What you need to do: Up to and including the line with "import plotly.graph_objects as go", write out the listing from its first line, minus the pictures.

====

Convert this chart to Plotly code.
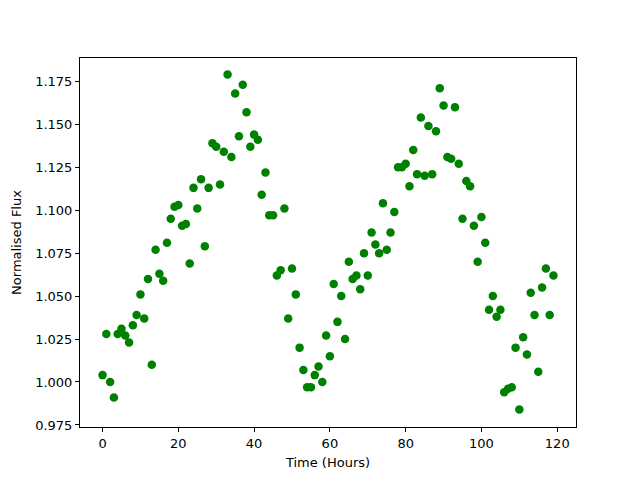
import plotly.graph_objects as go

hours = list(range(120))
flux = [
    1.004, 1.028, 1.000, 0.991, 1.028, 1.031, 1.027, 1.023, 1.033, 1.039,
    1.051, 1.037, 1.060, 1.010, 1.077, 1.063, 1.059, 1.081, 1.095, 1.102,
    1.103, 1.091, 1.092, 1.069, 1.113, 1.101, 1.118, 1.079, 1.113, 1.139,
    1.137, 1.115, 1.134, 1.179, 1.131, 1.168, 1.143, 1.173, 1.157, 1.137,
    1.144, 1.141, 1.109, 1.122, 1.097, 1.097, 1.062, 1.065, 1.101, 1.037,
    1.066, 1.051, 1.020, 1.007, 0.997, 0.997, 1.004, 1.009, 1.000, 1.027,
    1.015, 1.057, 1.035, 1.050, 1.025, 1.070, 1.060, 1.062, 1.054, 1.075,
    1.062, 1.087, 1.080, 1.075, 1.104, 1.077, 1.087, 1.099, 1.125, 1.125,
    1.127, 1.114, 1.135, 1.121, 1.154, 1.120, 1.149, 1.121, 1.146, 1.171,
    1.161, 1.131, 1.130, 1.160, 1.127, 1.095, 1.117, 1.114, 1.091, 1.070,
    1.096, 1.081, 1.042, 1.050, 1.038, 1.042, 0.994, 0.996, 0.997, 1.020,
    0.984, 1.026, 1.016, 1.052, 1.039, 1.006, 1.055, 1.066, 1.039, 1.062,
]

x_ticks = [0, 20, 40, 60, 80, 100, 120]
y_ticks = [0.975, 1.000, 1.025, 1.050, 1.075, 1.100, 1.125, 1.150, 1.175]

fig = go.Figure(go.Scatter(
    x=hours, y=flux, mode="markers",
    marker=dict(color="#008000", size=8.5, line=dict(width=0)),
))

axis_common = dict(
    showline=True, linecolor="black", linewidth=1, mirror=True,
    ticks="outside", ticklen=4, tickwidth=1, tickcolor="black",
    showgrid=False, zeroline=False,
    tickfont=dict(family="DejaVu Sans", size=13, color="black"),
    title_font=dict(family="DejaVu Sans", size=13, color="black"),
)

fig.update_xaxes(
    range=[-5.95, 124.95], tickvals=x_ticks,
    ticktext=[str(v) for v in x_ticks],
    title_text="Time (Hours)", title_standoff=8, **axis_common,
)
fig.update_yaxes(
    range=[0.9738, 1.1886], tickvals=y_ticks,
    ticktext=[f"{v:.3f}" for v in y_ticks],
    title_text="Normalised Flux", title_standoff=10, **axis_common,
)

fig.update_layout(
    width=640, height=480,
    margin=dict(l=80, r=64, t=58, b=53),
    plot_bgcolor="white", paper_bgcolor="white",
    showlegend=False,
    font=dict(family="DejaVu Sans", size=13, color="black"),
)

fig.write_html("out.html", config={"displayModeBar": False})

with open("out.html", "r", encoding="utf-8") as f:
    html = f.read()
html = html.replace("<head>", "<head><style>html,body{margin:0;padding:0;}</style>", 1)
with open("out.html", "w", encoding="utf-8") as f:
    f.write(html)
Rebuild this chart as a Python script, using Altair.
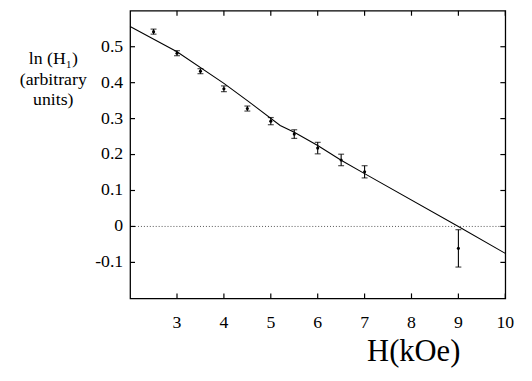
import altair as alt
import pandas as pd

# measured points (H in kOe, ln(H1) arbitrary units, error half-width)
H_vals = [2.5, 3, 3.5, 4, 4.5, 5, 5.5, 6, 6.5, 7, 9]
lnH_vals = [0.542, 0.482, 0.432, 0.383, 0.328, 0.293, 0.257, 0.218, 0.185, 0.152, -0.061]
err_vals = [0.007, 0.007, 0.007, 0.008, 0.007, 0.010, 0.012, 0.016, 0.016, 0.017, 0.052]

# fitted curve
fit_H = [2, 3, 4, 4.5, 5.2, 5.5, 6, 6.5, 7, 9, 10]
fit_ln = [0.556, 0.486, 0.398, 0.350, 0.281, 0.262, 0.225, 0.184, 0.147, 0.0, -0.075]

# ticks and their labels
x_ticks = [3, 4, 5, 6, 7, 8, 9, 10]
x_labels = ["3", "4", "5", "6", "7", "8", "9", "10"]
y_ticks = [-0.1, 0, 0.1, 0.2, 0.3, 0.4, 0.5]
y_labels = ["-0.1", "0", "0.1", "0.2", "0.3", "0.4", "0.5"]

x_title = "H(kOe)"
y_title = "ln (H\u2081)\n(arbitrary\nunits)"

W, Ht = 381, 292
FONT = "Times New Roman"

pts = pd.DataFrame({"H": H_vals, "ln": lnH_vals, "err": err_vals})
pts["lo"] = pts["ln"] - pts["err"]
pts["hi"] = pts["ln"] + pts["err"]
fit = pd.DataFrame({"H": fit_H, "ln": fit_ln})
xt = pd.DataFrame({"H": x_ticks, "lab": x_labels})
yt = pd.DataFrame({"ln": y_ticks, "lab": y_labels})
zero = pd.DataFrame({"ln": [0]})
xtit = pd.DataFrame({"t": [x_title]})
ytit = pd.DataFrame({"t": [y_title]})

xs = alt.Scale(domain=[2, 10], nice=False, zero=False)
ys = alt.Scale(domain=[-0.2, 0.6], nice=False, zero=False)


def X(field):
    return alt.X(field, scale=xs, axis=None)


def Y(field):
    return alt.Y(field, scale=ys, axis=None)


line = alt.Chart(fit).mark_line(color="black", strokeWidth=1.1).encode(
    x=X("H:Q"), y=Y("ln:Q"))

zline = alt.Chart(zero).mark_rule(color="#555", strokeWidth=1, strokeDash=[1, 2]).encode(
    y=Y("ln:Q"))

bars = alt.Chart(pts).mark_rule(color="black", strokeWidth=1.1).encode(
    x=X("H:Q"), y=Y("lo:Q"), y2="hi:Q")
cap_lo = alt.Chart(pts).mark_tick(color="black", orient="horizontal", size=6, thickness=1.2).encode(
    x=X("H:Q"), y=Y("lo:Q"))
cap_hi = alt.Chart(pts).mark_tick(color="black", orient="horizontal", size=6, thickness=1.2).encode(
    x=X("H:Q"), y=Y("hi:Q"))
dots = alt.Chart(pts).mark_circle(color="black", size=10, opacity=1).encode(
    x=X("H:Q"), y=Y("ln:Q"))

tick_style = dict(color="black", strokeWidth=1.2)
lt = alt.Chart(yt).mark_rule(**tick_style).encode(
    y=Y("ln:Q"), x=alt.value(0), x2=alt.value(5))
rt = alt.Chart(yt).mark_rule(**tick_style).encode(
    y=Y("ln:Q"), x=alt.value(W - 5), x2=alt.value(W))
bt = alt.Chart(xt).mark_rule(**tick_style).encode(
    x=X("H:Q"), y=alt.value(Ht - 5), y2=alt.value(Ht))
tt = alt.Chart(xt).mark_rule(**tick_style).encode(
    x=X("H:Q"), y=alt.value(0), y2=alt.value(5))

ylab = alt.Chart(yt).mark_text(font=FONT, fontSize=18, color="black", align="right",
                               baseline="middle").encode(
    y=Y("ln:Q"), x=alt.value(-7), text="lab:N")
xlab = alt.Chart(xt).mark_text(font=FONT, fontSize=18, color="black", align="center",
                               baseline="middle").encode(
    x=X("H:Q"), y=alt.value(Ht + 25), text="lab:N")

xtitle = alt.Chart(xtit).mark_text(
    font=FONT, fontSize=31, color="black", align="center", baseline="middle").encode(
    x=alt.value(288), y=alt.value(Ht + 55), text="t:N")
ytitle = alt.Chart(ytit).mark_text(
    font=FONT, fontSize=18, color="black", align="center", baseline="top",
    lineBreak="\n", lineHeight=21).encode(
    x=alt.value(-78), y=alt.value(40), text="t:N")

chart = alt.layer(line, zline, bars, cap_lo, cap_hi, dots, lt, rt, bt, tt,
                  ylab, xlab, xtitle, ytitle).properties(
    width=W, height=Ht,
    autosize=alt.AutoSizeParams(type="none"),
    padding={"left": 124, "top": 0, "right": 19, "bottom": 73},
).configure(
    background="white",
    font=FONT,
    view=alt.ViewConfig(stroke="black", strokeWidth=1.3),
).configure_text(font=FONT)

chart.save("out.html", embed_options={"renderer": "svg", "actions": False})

====

Response below:
Convert this chart to Plotly code.
import plotly.graph_objects as go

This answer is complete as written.